*EXTRACTED MATERIAL*:

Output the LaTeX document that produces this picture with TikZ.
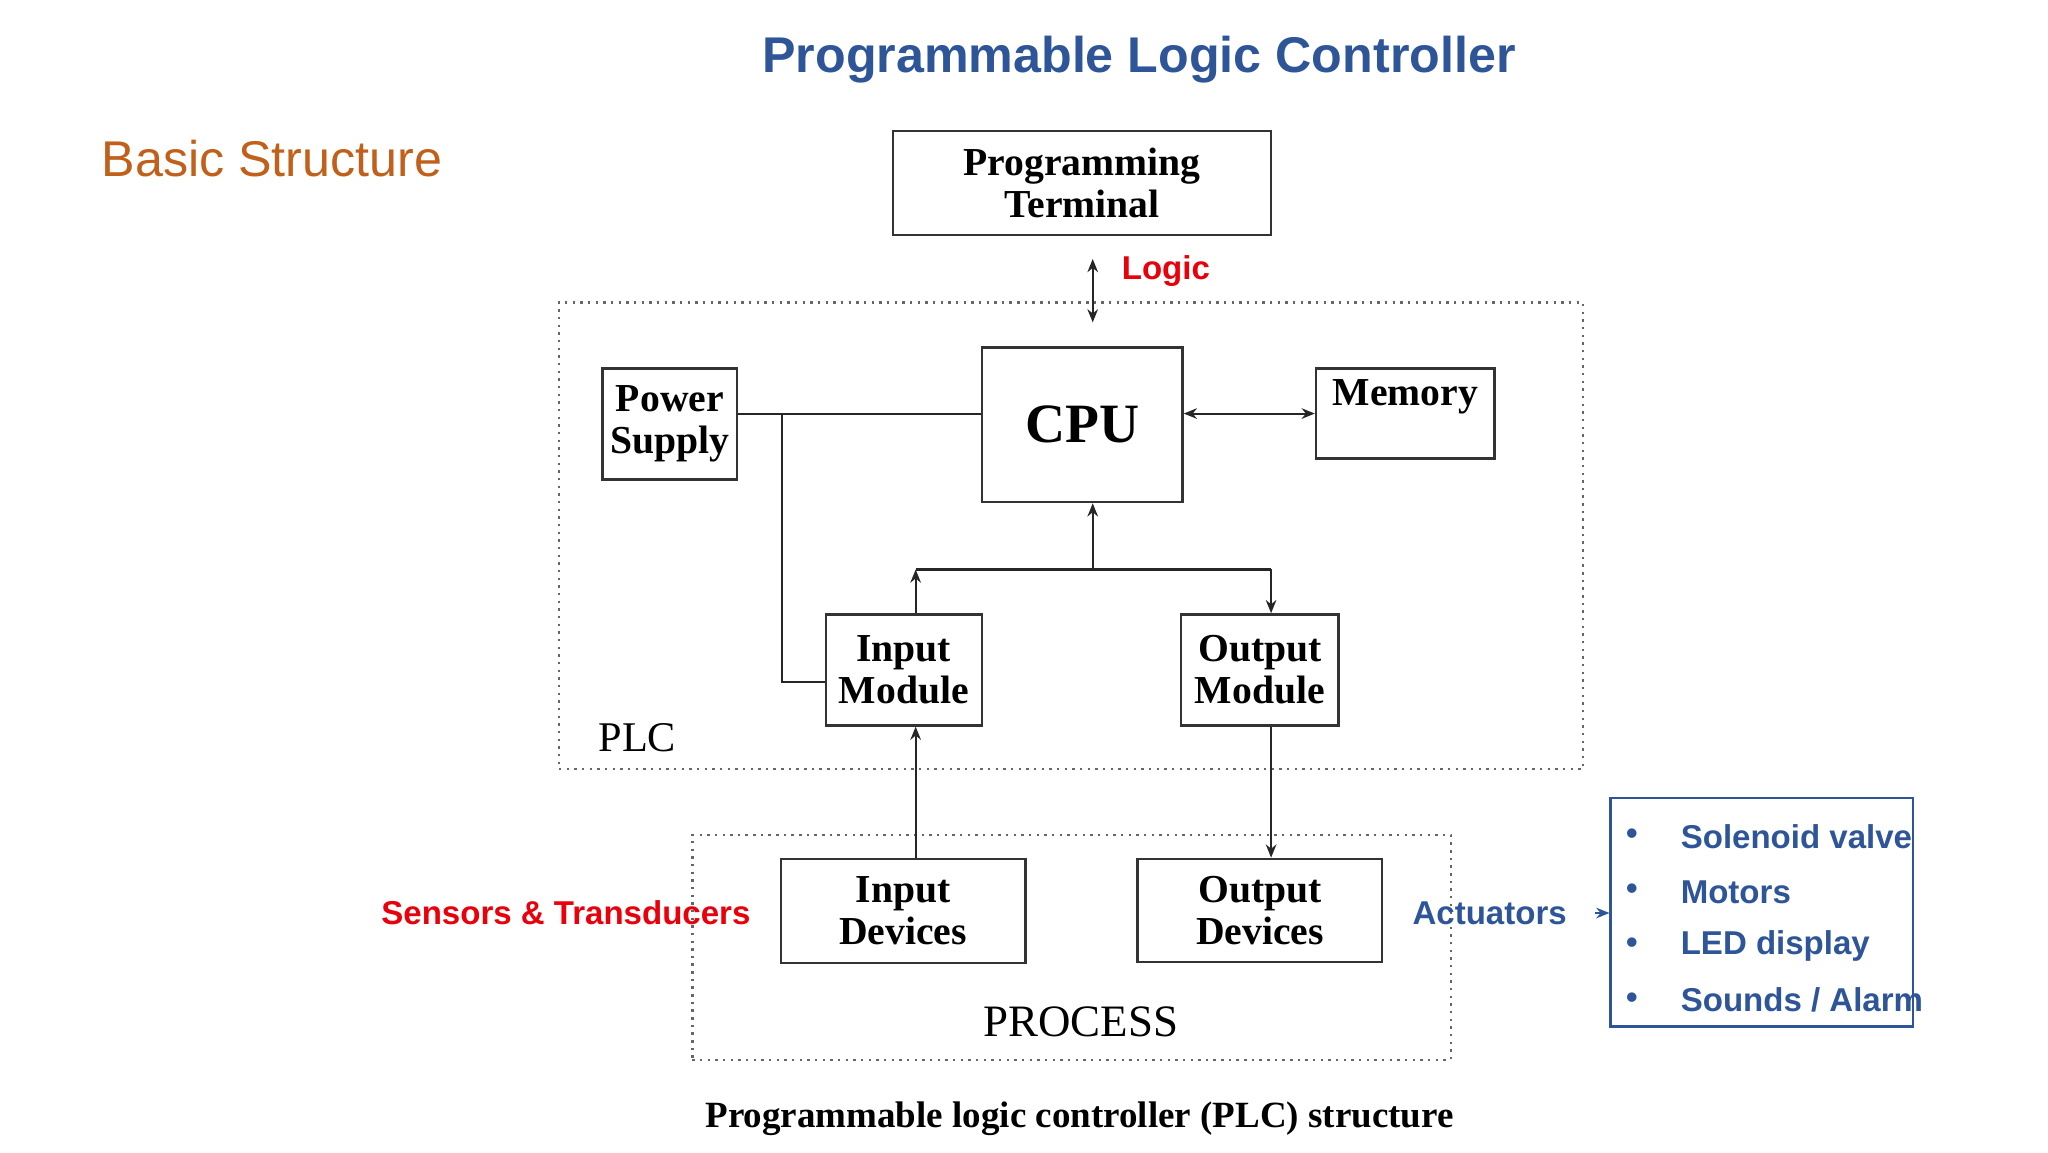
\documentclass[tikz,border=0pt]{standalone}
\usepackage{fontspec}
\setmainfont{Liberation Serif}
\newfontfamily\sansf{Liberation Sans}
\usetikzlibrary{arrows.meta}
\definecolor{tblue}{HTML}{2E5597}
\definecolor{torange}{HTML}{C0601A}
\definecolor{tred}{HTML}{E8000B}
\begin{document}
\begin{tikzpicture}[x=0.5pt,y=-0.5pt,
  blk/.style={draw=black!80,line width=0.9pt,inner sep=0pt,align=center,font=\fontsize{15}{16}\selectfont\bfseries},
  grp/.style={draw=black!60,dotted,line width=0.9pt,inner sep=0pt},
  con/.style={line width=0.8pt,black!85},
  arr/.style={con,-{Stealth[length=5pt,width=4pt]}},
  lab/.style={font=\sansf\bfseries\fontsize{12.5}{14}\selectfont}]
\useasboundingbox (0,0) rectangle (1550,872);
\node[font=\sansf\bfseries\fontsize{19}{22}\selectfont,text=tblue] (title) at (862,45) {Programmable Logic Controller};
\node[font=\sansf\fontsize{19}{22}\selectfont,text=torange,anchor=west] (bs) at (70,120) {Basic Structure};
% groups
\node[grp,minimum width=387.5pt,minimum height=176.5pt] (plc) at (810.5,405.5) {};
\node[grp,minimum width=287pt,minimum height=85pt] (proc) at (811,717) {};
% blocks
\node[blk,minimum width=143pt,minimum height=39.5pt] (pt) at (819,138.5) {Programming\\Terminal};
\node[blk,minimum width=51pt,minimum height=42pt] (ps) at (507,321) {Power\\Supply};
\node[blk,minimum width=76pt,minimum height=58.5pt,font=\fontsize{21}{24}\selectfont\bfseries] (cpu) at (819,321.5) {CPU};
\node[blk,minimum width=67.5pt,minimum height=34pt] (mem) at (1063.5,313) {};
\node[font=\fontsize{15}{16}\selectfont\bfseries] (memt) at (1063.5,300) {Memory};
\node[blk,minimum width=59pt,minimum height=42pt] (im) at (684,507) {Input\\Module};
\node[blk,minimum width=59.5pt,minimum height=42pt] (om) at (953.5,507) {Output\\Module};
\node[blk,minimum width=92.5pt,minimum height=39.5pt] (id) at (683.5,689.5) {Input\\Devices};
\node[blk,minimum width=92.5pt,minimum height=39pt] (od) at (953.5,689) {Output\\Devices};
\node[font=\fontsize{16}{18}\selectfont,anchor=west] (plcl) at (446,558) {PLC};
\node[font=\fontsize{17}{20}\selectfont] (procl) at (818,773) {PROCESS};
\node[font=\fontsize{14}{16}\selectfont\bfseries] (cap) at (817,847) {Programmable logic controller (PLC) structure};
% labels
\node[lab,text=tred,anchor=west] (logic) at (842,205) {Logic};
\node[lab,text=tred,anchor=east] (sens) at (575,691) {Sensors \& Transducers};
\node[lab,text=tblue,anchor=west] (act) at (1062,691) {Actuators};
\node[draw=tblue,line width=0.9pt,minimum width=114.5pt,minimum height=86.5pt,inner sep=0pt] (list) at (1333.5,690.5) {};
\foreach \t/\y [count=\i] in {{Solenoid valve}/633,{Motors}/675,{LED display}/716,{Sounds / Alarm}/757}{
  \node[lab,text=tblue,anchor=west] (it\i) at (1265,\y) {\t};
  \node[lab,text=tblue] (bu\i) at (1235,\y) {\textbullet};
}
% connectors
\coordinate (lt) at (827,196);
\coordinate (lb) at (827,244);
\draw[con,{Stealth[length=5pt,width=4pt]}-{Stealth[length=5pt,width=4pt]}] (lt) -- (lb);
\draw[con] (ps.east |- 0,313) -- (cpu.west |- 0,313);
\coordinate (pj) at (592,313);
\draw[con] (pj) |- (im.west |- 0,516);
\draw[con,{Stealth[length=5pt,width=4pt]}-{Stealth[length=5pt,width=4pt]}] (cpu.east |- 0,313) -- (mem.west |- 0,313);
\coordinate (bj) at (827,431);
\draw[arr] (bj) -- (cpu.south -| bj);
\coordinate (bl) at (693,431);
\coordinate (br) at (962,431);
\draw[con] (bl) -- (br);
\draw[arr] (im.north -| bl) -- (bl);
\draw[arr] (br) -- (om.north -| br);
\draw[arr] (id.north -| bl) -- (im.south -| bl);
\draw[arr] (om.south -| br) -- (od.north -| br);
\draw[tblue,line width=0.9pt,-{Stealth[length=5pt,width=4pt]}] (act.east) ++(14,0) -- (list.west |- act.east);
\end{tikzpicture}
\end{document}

==

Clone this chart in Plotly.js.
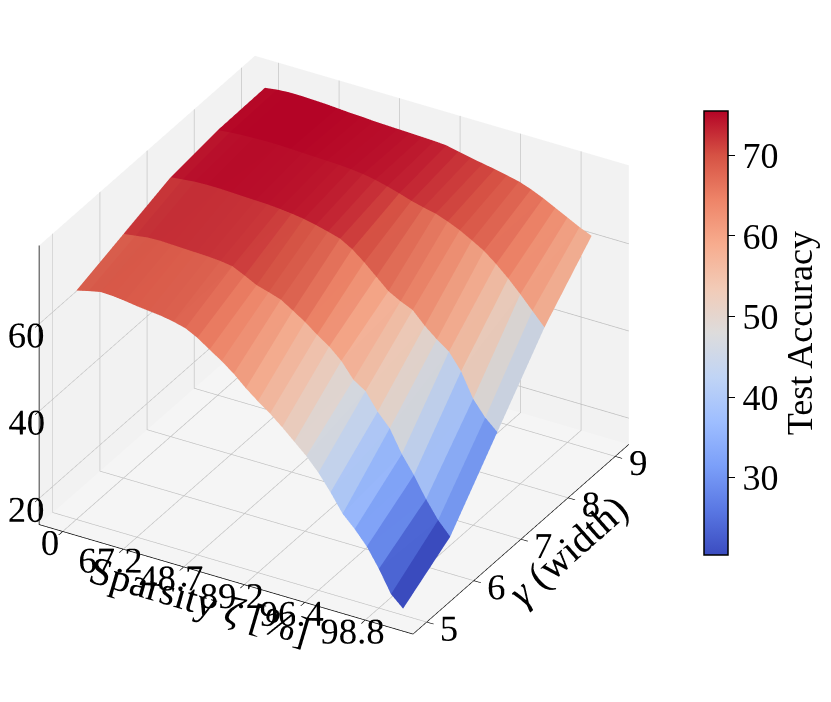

...

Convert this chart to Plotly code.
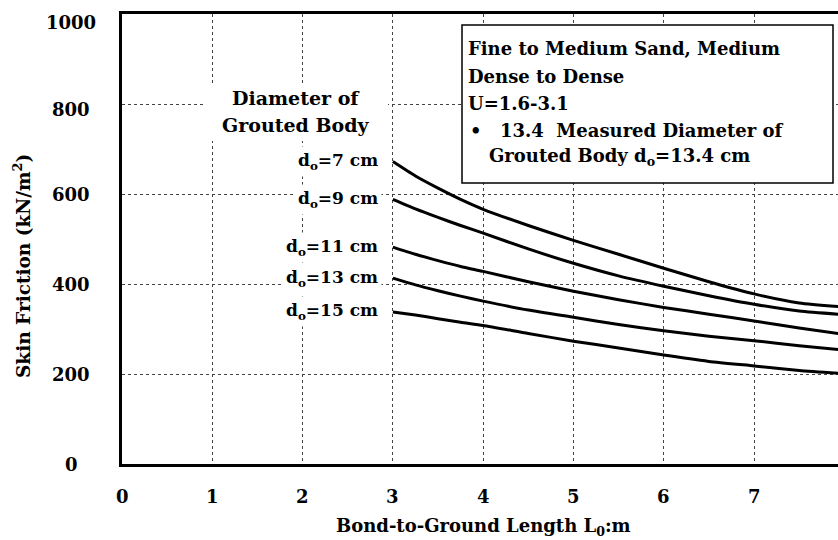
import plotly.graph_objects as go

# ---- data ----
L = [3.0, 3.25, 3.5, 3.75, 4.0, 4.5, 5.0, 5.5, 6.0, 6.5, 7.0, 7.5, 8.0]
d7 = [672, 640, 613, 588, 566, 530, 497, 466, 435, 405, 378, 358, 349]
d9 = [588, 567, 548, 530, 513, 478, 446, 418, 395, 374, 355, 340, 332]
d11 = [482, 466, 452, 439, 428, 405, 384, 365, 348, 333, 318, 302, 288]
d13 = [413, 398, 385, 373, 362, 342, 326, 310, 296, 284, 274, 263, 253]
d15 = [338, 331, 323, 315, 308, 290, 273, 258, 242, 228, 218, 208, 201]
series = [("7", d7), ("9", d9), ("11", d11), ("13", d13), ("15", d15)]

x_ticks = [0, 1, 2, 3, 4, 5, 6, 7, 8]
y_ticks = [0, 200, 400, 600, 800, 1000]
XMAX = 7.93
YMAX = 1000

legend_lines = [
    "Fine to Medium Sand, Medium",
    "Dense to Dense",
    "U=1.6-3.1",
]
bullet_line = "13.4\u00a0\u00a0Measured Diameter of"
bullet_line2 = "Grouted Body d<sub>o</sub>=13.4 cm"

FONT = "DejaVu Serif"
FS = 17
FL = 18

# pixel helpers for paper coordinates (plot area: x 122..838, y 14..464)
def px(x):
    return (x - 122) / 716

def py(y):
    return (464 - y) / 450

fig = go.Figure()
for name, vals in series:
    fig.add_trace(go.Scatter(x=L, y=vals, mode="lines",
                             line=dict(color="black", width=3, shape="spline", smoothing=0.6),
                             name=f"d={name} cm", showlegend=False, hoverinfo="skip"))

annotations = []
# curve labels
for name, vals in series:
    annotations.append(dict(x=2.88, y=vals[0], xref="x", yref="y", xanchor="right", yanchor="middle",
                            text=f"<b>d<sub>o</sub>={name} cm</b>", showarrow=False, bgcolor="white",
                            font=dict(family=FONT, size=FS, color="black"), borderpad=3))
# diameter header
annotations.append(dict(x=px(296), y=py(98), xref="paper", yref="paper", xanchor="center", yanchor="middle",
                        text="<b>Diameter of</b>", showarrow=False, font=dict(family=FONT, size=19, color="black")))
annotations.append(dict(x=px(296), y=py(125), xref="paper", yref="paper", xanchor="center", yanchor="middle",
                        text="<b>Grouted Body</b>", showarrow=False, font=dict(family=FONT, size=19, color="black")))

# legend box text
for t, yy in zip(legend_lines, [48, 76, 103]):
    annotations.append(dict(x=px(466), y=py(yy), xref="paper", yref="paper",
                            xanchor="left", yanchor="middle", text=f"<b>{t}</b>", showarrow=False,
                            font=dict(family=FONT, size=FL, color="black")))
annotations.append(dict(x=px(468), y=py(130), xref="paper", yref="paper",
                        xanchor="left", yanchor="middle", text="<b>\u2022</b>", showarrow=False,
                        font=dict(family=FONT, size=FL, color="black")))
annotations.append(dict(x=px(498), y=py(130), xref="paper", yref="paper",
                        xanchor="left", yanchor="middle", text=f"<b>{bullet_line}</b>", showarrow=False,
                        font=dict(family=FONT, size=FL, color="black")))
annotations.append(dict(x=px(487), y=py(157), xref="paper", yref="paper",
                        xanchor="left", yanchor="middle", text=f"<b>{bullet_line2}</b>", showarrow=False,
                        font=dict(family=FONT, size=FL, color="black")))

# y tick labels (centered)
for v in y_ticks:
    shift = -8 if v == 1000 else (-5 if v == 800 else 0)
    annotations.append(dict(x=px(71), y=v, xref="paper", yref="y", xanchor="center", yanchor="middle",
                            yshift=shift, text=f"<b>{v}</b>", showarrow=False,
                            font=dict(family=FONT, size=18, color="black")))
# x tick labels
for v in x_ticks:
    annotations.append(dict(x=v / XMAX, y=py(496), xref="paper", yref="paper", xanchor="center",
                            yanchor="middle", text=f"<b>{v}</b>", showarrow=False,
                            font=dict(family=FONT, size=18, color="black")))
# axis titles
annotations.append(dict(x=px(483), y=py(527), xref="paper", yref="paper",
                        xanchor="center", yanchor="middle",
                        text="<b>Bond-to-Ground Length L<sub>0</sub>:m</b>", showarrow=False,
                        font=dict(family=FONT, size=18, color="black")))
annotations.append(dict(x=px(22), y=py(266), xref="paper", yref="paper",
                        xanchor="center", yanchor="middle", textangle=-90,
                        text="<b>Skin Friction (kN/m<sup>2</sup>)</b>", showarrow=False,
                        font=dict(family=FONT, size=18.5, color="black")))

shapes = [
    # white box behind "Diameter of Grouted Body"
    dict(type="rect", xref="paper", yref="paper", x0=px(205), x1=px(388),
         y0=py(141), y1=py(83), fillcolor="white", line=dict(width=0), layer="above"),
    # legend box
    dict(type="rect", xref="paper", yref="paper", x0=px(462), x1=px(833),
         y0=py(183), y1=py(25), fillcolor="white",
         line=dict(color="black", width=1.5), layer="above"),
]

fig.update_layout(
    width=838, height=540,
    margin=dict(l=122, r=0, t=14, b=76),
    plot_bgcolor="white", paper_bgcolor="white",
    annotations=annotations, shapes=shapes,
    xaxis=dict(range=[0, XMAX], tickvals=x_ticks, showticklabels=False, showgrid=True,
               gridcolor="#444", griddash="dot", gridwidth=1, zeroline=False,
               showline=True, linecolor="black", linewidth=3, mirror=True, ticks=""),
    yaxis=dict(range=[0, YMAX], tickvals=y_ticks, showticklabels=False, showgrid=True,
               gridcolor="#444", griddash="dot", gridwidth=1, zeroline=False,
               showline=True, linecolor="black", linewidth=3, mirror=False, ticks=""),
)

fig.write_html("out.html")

*EXERCISE INSTRUCTIONS*: Repeat the lines between those holding "Convert this chart to Plotly code." and "import plotly.graph_objects as go", inclusive. Pictures stay out.

*WRITTEN REPLY*:
Convert this chart to Plotly code.
import plotly.graph_objects as go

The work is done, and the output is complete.